12. The Harlequins, "Radio Friendly Unit Shifter"
The title was of course meant to be ironic, but that hasn't stopped legions of punks from learning to punish their instruments on this song. Here, Ohio indie rockers The Harlequins perform their take at a thing called Cincy Punk Fest IX.
13. Domstang, "Tourette's"
Another frighteningly spot-on cover from a YouTube rando, this time in the form of a one-man band who recorded every part himself. Props for tackling a slightly lesser-known track. Does the world really need another "Smells Like Teen Spirit" cover? Oh wait, he did that one too. Can't win 'em all.
14. Herbie Hancock, "All Apologies"
Jazz legend Herbie Hancock uses the original composition as a template for a much more fanciful riffing on this track off his 1998 cover album The New Standard.
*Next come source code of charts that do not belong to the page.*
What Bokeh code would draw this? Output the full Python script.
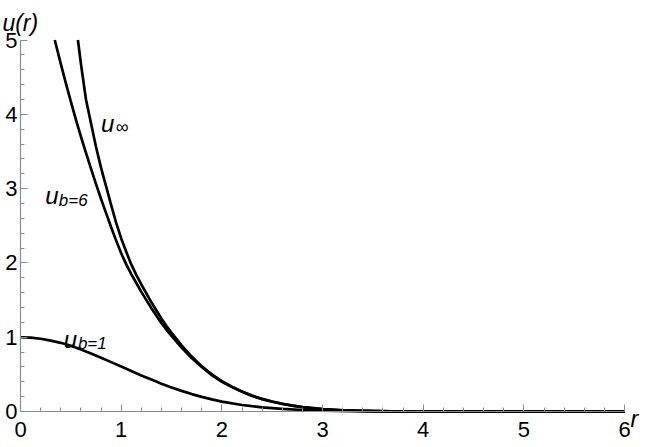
from bokeh.plotting import figure
from bokeh.models import Range1d, Label, FixedTicker
from bokeh.embed import file_html
from bokeh.resources import INLINE

# ---- data ----
r_inf = [0.57, 0.60, 0.65, 0.70, 0.75, 0.80, 0.85, 0.90, 0.95, 1.00, 1.05, 1.10, 1.15, 1.20,
         1.25, 1.30, 1.35, 1.40, 1.45, 1.50, 1.60, 1.70, 1.80, 1.90, 2.00, 2.10, 2.20, 2.30,
         2.40, 2.50, 2.60, 2.70, 2.80, 2.90, 3.00, 3.20, 3.40, 3.70, 4.00, 5.00, 6.00]
u_inf = [5.0, 4.68, 4.20, 3.88, 3.56, 3.28, 3.03, 2.78, 2.54, 2.33, 2.15, 1.98, 1.84, 1.71,
         1.59, 1.47, 1.36, 1.25, 1.15, 1.06, 0.89, 0.74, 0.61, 0.50, 0.41, 0.335, 0.27, 0.215,
         0.17, 0.135, 0.105, 0.08, 0.06, 0.045, 0.033, 0.017, 0.008, 0.003, 0.001, 0.0, 0.0]

r_b6 = [0.34, 0.40, 0.45, 0.50, 0.55, 0.60, 0.65, 0.70, 0.75, 0.80, 0.85, 0.90, 0.95, 1.00,
        1.05, 1.10, 1.15, 1.20, 1.25, 1.30, 1.35, 1.40, 1.45, 1.50, 1.60, 1.70, 1.80, 1.90,
        2.00, 2.10, 2.20, 2.30, 2.40, 2.50, 2.60, 2.70, 2.80, 2.90, 3.00, 3.20, 3.40, 3.70,
        4.00, 5.00, 6.00]
u_b6 = [5.0, 4.68, 4.42, 4.17, 3.93, 3.70, 3.48, 3.27, 3.06, 2.86, 2.67, 2.48, 2.30, 2.13,
        1.98, 1.85, 1.73, 1.61, 1.50, 1.39, 1.29, 1.19, 1.10, 1.02, 0.86, 0.72, 0.60, 0.49,
        0.40, 0.33, 0.265, 0.21, 0.167, 0.132, 0.103, 0.079, 0.06, 0.045, 0.033, 0.017, 0.008,
        0.003, 0.001, 0.0, 0.0]

r_b1 = [0.0, 0.1, 0.2, 0.3, 0.4, 0.5, 0.6, 0.7, 0.8, 0.9, 1.0, 1.1, 1.2, 1.3, 1.4, 1.5, 1.6,
        1.7, 1.8, 1.9, 2.0, 2.2, 2.4, 2.6, 2.8, 3.0, 3.3, 3.6, 4.0, 5.0, 6.0]
u_b1 = [1.0, 0.995, 0.98, 0.955, 0.925, 0.885, 0.835, 0.78, 0.725, 0.665, 0.605, 0.545, 0.485,
        0.43, 0.375, 0.325, 0.278, 0.235, 0.197, 0.163, 0.134, 0.088, 0.056, 0.035, 0.021,
        0.012, 0.005, 0.002, 0.0, 0.0, 0.0]

x_ticks = [0, 1, 2, 3, 4, 5, 6]
y_ticks = [0, 1, 2, 3, 4, 5]

FONT = "Liberation Sans"

p = figure(width=647, height=445, output_backend="svg", toolbar_location=None,
           x_range=Range1d(-0.199, 6.228), y_range=Range1d(-0.457, 5.532),
           min_border_left=0, min_border_right=0, min_border_top=0, min_border_bottom=0)
p.outline_line_color = None
p.grid.visible = False

minor_x = [i * 0.2 for i in range(31) if i % 5 != 0]
minor_y = [i * 0.2 for i in range(26) if i % 5 != 0]
p.xaxis.ticker = FixedTicker(ticks=x_ticks, minor_ticks=minor_x)
p.yaxis.ticker = FixedTicker(ticks=y_ticks, minor_ticks=minor_y)
p.xaxis.bounds = (0, 6)
p.yaxis.bounds = (0, 5)
p.xaxis.fixed_location = 0
p.yaxis.fixed_location = 0
for ax in (p.xaxis, p.yaxis):
    ax.axis_line_color = "#8c8c8c"
    ax.axis_line_width = 1.2
    ax.major_tick_line_color = "#8c8c8c"
    ax.minor_tick_line_color = "#8c8c8c"
    ax.major_tick_in = 7
    ax.major_tick_out = 0
    ax.minor_tick_in = 4
    ax.minor_tick_out = 0
    ax.major_label_text_font = FONT
    ax.major_label_text_font_size = "22px"
    ax.major_label_text_color = "black"
p.xaxis.major_label_standoff = 10
p.yaxis.major_label_standoff = 3

for xs, ys in ((r_inf, u_inf), (r_b6, u_b6), (r_b1, u_b1)):
    p.line(xs, ys, line_color="black", line_width=2.7, line_join="round")

def lab(x, y, t, size, italic=True):
    p.add_layout(Label(x=x, y=y, text=t, text_font=FONT, text_font_size=size,
                       text_font_style="italic" if italic else "normal",
                       text_baseline="alphabetic", text_color="black"))

lab(-0.18, 5.226, "u(r)", "23px")
lab(6.06, -0.094, "r", "23px")
lab(0.80, 3.87, "u", "24px")
lab(0.945, 3.83, "\u221e", "18px", italic=False)
lab(0.245, 2.905, "u", "24px")
lab(0.38, 2.84, "b=6", "17px")
lab(0.43, 0.975, "u", "24px")
lab(0.57, 0.92, "b=1", "17px")

open("out.html", "w").write(file_html(p, INLINE))
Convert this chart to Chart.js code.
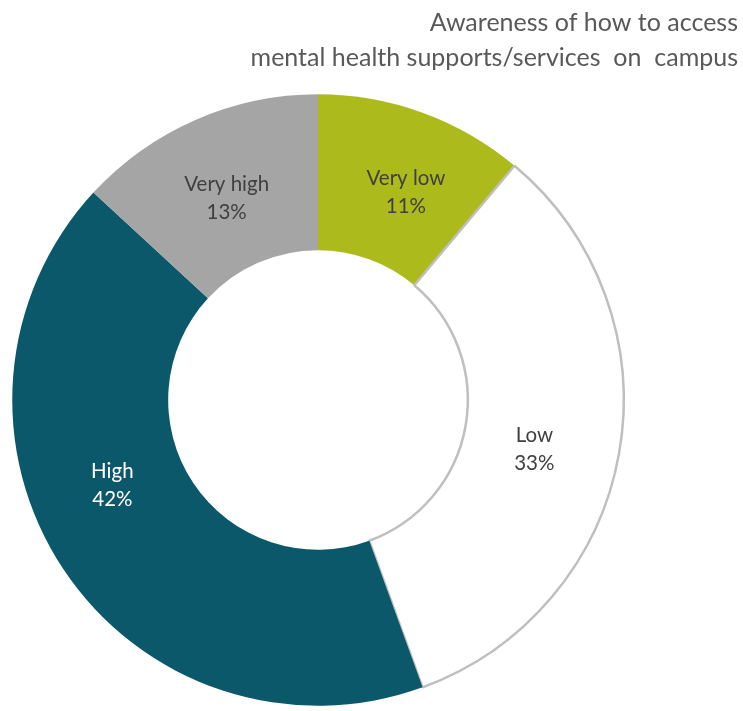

15. Ben Gibbard, "All Apologies"
You might say the Death Cab For Cutie and Postal Service frontman/former husband to Zooey Deschanel is a pussy in comparison to Kurt Cobain, and I'd tell you to GTFO with your macho bullshit. In this bootleg, Gibbard captures your attention with a toned-down but recognizable piano version, delivering the words in his trademark nasal nerd voice. It's especially adorable when he gets exercised and pounds the piano bench. Good job, Ben Gibbard! Way to take Nirvana back from the jocks.